Le Temple orné d’une Voûte représentant le ciel n’est d’ailleurs pas l’apanage de la franc-maçonnerie. On retrouve ce symbolisme dans de nombreux temples de l’Antiquité de même que dans des églises chrétiennes. Le lieu sacré de nombreuses traditions semble donc être relié à l’univers, au macrocosme dont il serait un microcosme. Parfois, le temple est organisé autour de l’axis mundi, soit le ligne mystérieuse qui relie le terre et le ciel et autour duquel tourne le monde en un mouvement incessant. Dans la Loge maçonnique, cet axis mundi peut être figuré par un Fil à Plomb suspendu au-dessus du Pavé Mosaïque, indiquant ainsi le Centre.
La Voûte d’Acier et la Voûte Humaine
Les francs-maçons connaissent une autre Voûte, qui n’est guère utilisée que pour accueillir dans la Loge un Dignitaire qui la visite. Il s’agit de la Voûte d’Acier. Deux rangées de francs-maçons qui se font face lèvent leur épée de manière à former un tunnel virtuel sous lequel passe le cortège qui conduit le Dignitaire l’Orient.
Ce rituel, qui signifie la loyauté et la protection, est d’origine chevaleresque et militaire, et on le retrouve souvent à la sortie de l’église lors du mariage d’un militaire. Il s’est imposé dans la franc-maçonnerie sous l’influence des Loges militaires et peut-être aussi des hauts grades chevaleresques qui se sont développés au cours du XVIIIe siècle.

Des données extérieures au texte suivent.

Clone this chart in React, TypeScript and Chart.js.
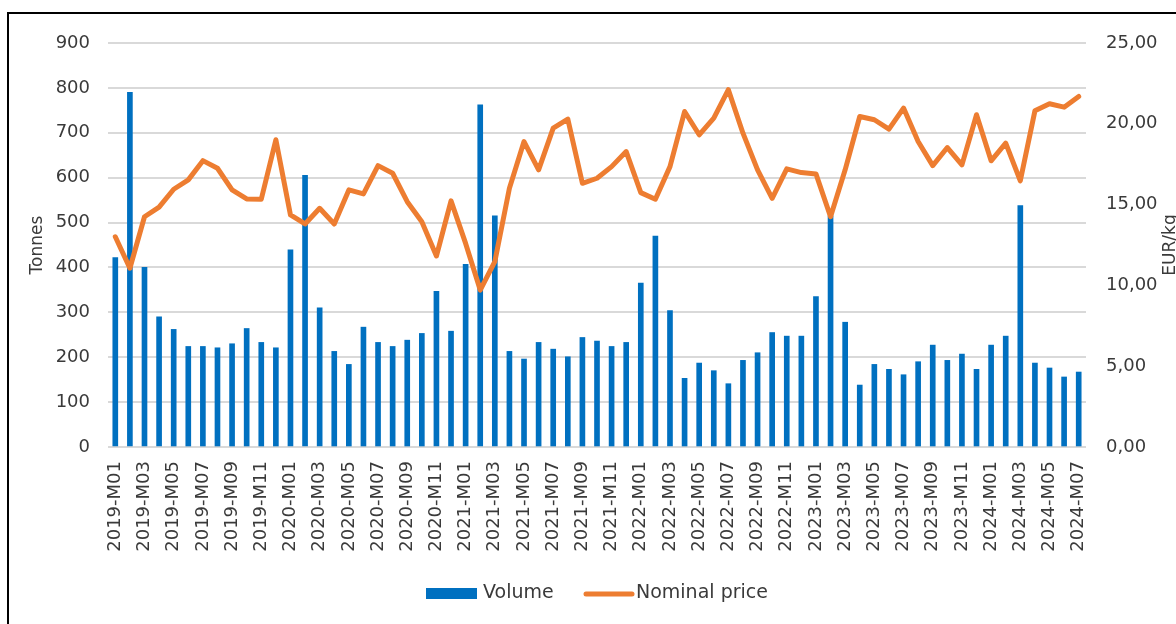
import React, { useEffect, useRef } from "react";
import { Chart, registerables } from "chart.js";

Chart.register(...registerables);

const categories: string[] = [
  "2019-M01","2019-M02","2019-M03","2019-M04","2019-M05","2019-M06","2019-M07","2019-M08","2019-M09","2019-M10","2019-M11","2019-M12",
  "2020-M01","2020-M02","2020-M03","2020-M04","2020-M05","2020-M06","2020-M07","2020-M08","2020-M09","2020-M10","2020-M11","2020-M12",
  "2021-M01","2021-M02","2021-M03","2021-M04","2021-M05","2021-M06","2021-M07","2021-M08","2021-M09","2021-M10","2021-M11","2021-M12",
  "2022-M01","2022-M02","2022-M03","2022-M04","2022-M05","2022-M06","2022-M07","2022-M08","2022-M09","2022-M10","2022-M11","2022-M12",
  "2023-M01","2023-M02","2023-M03","2023-M04","2023-M05","2023-M06","2023-M07","2023-M08","2023-M09","2023-M10","2023-M11","2023-M12",
  "2024-M01","2024-M02","2024-M03","2024-M04","2024-M05","2024-M06","2024-M07",
];

const volume: number[] = [
  422, 790, 400, 290, 262, 224, 224, 221, 230, 264, 233, 221,
  439, 605, 310, 213, 184, 267, 233, 224, 238, 253, 347, 258,
  407, 762, 515, 213, 196, 233, 218, 201, 244, 236, 224, 233,
  365, 470, 304, 153, 187, 170, 141, 193, 210, 255, 247, 247,
  335, 515, 278, 138, 184, 173, 161, 190, 227, 193, 207, 173,
  227, 247, 538, 187, 176, 156, 167,
];

const nominalPrice: number[] = [
  13.01, 11.06, 14.25, 14.84, 15.95, 16.53, 17.72, 17.25, 15.91, 15.35, 15.33, 19.01,
  14.36, 13.8, 14.77, 13.8, 15.91, 15.66, 17.41, 16.94, 15.18, 13.94, 11.82, 15.23,
  12.6, 9.71, 11.47, 16.01, 18.9, 17.15, 19.73, 20.29, 16.32, 16.63, 17.35, 18.28,
  15.74, 15.33, 17.35, 20.76, 19.32, 20.35, 22.11, 19.42, 17.15, 15.39, 17.21, 16.98,
  16.9, 14.25, 17.15, 20.45, 20.25, 19.67, 20.97, 18.9, 17.41, 18.53, 17.46, 20.56,
  17.71, 18.8, 16.47, 20.8, 21.24, 21.03, 21.69,
];

const leftTitle = "Tonnes";
const rightTitle = "EUR/kg";
const volumeLabel = "Volume";
const priceLabel = "Nominal price";

const BLUE = "#0070c0";
const ORANGE = "#ed7d31";
const TEXT = "#3a3a3a";
const GRID = "#d9d9d9";
const FONT = "'DejaVu Sans', sans-serif";

const decorPlugin = {
  id: "decor",
  afterDraw(chart: any) {
    const ctx = chart.ctx as CanvasRenderingContext2D;
    const area = chart.chartArea;
    const midY = (area.top + area.bottom) / 2;
    ctx.save();
    ctx.fillStyle = TEXT;
    ctx.font = `17px ${FONT}`;
    ctx.textAlign = "center";
    ctx.textBaseline = "alphabetic";
    // left title
    ctx.save();
    ctx.translate(42, midY);
    ctx.rotate(-Math.PI / 2);
    ctx.fillText(leftTitle, 0, 0);
    ctx.restore();
    // right title
    ctx.save();
    ctx.translate(1175, midY);
    ctx.rotate(-Math.PI / 2);
    ctx.fillText(rightTitle, 0, 0);
    ctx.restore();

    // legend
    const ly = 593;
    ctx.fillStyle = BLUE;
    ctx.fillRect(426, ly - 5, 51, 11);
    ctx.fillStyle = TEXT;
    ctx.font = `19px ${FONT}`;
    ctx.textAlign = "left";
    ctx.textBaseline = "middle";
    ctx.fillText(volumeLabel, 483, ly);
    ctx.strokeStyle = ORANGE;
    ctx.lineWidth = 5;
    ctx.lineCap = "round";
    ctx.beginPath();
    ctx.moveTo(586, ly + 1);
    ctx.lineTo(632, ly + 1);
    ctx.stroke();
    ctx.fillText(priceLabel, 636, ly);
    ctx.restore();
  },
};

export default function App() {
  const canvasRef = useRef<HTMLCanvasElement | null>(null);

  useEffect(() => {
    const canvas = canvasRef.current;
    if (!canvas) return;
    const chart = new Chart(canvas, {
      type: "bar",
      data: {
        labels: categories,
        datasets: [
          {
            type: "line",
            label: priceLabel,
            data: nominalPrice,
            yAxisID: "y1",
            borderColor: ORANGE,
            backgroundColor: ORANGE,
            borderWidth: 5,
            pointRadius: 0,
            tension: 0,
            borderJoinStyle: "round",
            borderCapStyle: "round",
            order: 0,
          } as any,
          {
            type: "bar",
            label: volumeLabel,
            data: volume,
            yAxisID: "y",
            backgroundColor: BLUE,
            barThickness: 5,
            order: 1,
          } as any,
        ],
      },
      options: {
        responsive: false,
        animation: false,
        devicePixelRatio: 1,
        layout: { padding: { top: 43, left: 0, right: 0, bottom: 0 } },
        plugins: {
          legend: { display: false },
          tooltip: { enabled: false },
        },
        scales: {
          x: {
            offset: true,
            grid: { display: false, drawTicks: false },
            border: { display: false },
            ticks: {
              autoSkip: false,
              maxRotation: 90,
              minRotation: 90,
              padding: 14,
              color: TEXT,
              font: { family: FONT, size: 18 },
              callback: (_v: any, i: number) => (i % 2 === 0 ? categories[i] : ""),
            },
            afterFit: (s: any) => {
              s.height = 177;
            },
          },
          y: {
            position: "left",
            min: 0,
            max: 900,
            grid: { color: GRID, lineWidth: 2, drawTicks: false },
            border: { display: false },
            ticks: {
              stepSize: 100,
              padding: 18,
              color: TEXT,
              font: { family: FONT, size: 18 },
            },
            afterFit: (s: any) => {
              s.width = 108;
            },
          },
          y1: {
            position: "right",
            min: 0,
            max: 25,
            grid: { display: false, drawTicks: false },
            border: { display: false },
            ticks: {
              stepSize: 5,
              padding: 20,
              color: TEXT,
              font: { family: FONT, size: 18 },
              callback: (v: any) => Number(v).toFixed(2).replace(".", ","),
            },
            afterFit: (s: any) => {
              s.width = 90;
            },
          },
        },
      } as any,
      plugins: [decorPlugin],
    });
    return () => chart.destroy();
  }, []);

  return (
    <>
      <div
        style={{
          position: "fixed",
          left: 7,
          top: 12,
          right: -20,
          bottom: -20,
          border: "2px solid #000",
        }}
      />
      <canvas
        ref={canvasRef}
        width={1176}
        height={624}
        style={{ position: "fixed", left: 0, top: 0, width: 1176, height: 624 }}
      />
    </>
  );
}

Il faut remarquer que l’épée n’est pas forcément indispensable pour signifier la protection que l’on veut offrir. La Grande Loge Féminine de France (et sans doute d’autres Grandes Loges Féminines) a remplacé la Voûte d’Acier par une version moins martiale, la Voûte Humaine, pour laquelle les
Sœurs étendent simplement leur main, bras élevé. La signification reste la même. Même chez les militaires, l’épée ou le sabre, rarement portés aujourd’hui, sont souvent remplacés par le képi ou la casquette, brandis de la main droite.
La Voûte dans les hauts grades
Ce n’est que dans certains hauts grades maçonniques que l’on retrouve la Voûte en tant qu’élément architectural, soit en tant que dôme, soit en tant qu’arc. Au 13e degré du Rite Écossais Ancien Accepté, on s’assemble théoriquement dans une Voûte souterraine, une crypte de couleur blanche, soutenue par neuf arches et à laquelle on accède par une trappe placée au sommet de la Voûte. On retrouve une Voûte similaire au 14e degré, mais cette fois-ci de couleur rouge.
Symboliquement, cette Voûte s’apparente à la caverne, lieu où s’exercent secrètement les forces telluriques, lieu de gestation et de (re)naissance. La caverne représente également le cœur de l’homme, c’est-à-dire son intériorité, ou même son inconscient. La descente dans la caverne peut donc à la fois signifier la mort symbolique qui précède nécessairement la naissance à un plan de conscience supérieur, et le travail d’introspection qui répond au traditionnel "Connais-toi toi-même" qui sous-tend tout travail initiatique, et plus généralement toute démarche de développement personnel.
Sur le plan symbolique, la seule différence entre la caverne et la crypte et que la première est naturelle et la second œuvre humaine. La crypte, où Voûte souterraine, est le fruit d’une connaissance de mystérieux mécanismes de l’âme humaine, c’est un artifice humain, un athanor sciemment construit. Elle révèle la capacité qu’a l’Homme de se donner les moyens de son évolution spirituelle et non de se contenter sur suivre la Nature. D’un point de vue maçonnique, la crypte est sans doute symboliquement plus forte que la caverne, car elle montre un Homme capable de construire activement le chemin de son élévation.
Au degré de Royal Arch anglo-saxon, on mentionne aussi cette Voûte souterraine secrète, mais il apparaît aussi une clé de voûte, que le candidat doit desceller pour accéder à la crypte. Cette Clé de Voûte n’appelle pas plus de développement à ce grade. Par contre, c’est au degré de Maître de la Marque que la Clé de Voûte devient le centre de la cérémonie. Trois pierres sont représentées, une cubique, une oblongue et une clé de voûte. Les deux premières sont acceptées, parce que conformes aux plans. La clé de voûte est d’abord rejetée et mise au rebut, car elle semble inappropriée. Puis vient le moment où le Vénérable cherche la pierre indispensable pour réaliser la Voûte. Alors la Clé de Voûte est retrouvée et son caractère indispensable reconnu. Le 22e verset du Psaume 118 est alors cité ("La Pierre rejetée par les bâtisseurs est devenue la Pierre de l’Angle"), assimilant explicitement la Clé de Voûte à la figure du Christ. Au cours d’une cérémonie très différente, le Chevalier Pontife du Tau, l’un des hauts grades chevaleresques de l’Ancien Rite Oriental de Memphis, découvre lui aussi la dimension christique de la Clé de Voûte, quoique d’une manière plus ésotérique voire gnosticisante.